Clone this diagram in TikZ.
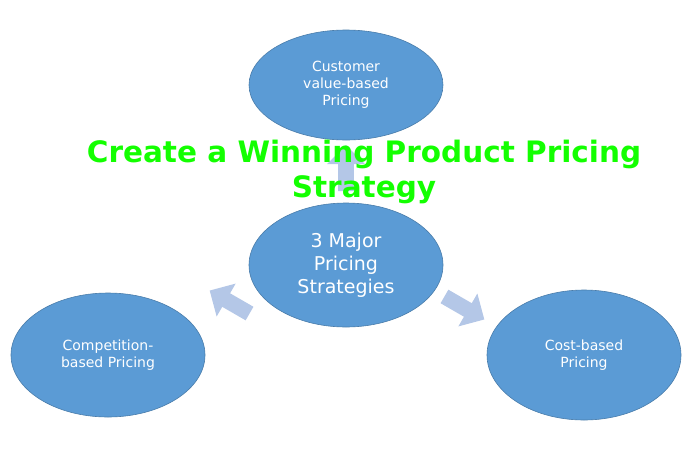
\documentclass[tikz,border=0pt]{standalone}
\usepackage{fontspec}
\setmainfont{DejaVu Sans}
\usetikzlibrary{shapes.geometric,shapes.arrows}
\definecolor{ell}{HTML}{5B9BD5}
\definecolor{arr}{HTML}{B4C7E7}
\tikzset{
 circ/.style={ellipse,fill=ell,draw=ell!80!black,line width=0.6pt,text=white,align=center,font=\fontsize{14}{17}\selectfont},
 barrow/.style={single arrow,fill=arr,draw=none,minimum width=38pt,single arrow head extend=6pt,minimum height=46pt,inner sep=4pt}
}
\begin{document}
\begin{tikzpicture}[x=1pt,y=-1pt]
\useasboundingbox (0,0) rectangle (700,450);
\node[barrow,rotate=90] (up) at (346,172) {};
\node[barrow,rotate=150] (la) at (233,304) {};
\node[barrow,rotate=-30] (ra) at (461,306) {};
\node[circ,minimum width=194pt,minimum height=110pt] (top) at (346,85) {Customer\\value-based\\Pricing};
\node[circ,minimum width=194pt,minimum height=124pt,font=\fontsize{19}{23}\selectfont] (mid) at (346,265) {3 Major\\Pricing\\Strategies};
\node[circ,minimum width=194pt,minimum height=124pt] (left) at (108,355) {Competition-\\based Pricing};
\node[circ,minimum width=194pt,minimum height=130pt] (right) at (584,355) {Cost-based\\Pricing};
\node[text=green!90!lime,font=\bfseries\fontsize{29.5}{35}\selectfont,align=center] (title) at (364,172) {Create a Winning Product Pricing\\Strategy};
\end{tikzpicture}
\end{document}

□ □ □ □ □

TASK GOAL: The data above should be repeated exactly, minus any pictures.

TASK RESPONSE:
Clone this diagram in TikZ.
\documentclass[tikz,border=0pt]{standalone}
\usepackage{fontspec}
\setmainfont{DejaVu Sans}
\usetikzlibrary{shapes.geometric,shapes.arrows}
\definecolor{ell}{HTML}{5B9BD5}
\definecolor{arr}{HTML}{B4C7E7}
\tikzset{
 circ/.style={ellipse,fill=ell,draw=ell!80!black,line width=0.6pt,text=white,align=center,font=\fontsize{14}{17}\selectfont},
 barrow/.style={single arrow,fill=arr,draw=none,minimum width=38pt,single arrow head extend=6pt,minimum height=46pt,inner sep=4pt}
}
\begin{document}
\begin{tikzpicture}[x=1pt,y=-1pt]
\useasboundingbox (0,0) rectangle (700,450);
\node[barrow,rotate=90] (up) at (346,172) {};
\node[barrow,rotate=150] (la) at (233,304) {};
\node[barrow,rotate=-30] (ra) at (461,306) {};
\node[circ,minimum width=194pt,minimum height=110pt] (top) at (346,85) {Customer\\value-based\\Pricing};
\node[circ,minimum width=194pt,minimum height=124pt,font=\fontsize{19}{23}\selectfont] (mid) at (346,265) {3 Major\\Pricing\\Strategies};
\node[circ,minimum width=194pt,minimum height=124pt] (left) at (108,355) {Competition-\\based Pricing};
\node[circ,minimum width=194pt,minimum height=130pt] (right) at (584,355) {Cost-based\\Pricing};
\node[text=green!90!lime,font=\bfseries\fontsize{29.5}{35}\selectfont,align=center] (title) at (364,172) {Create a Winning Product Pricing\\Strategy};
\end{tikzpicture}
\end{document}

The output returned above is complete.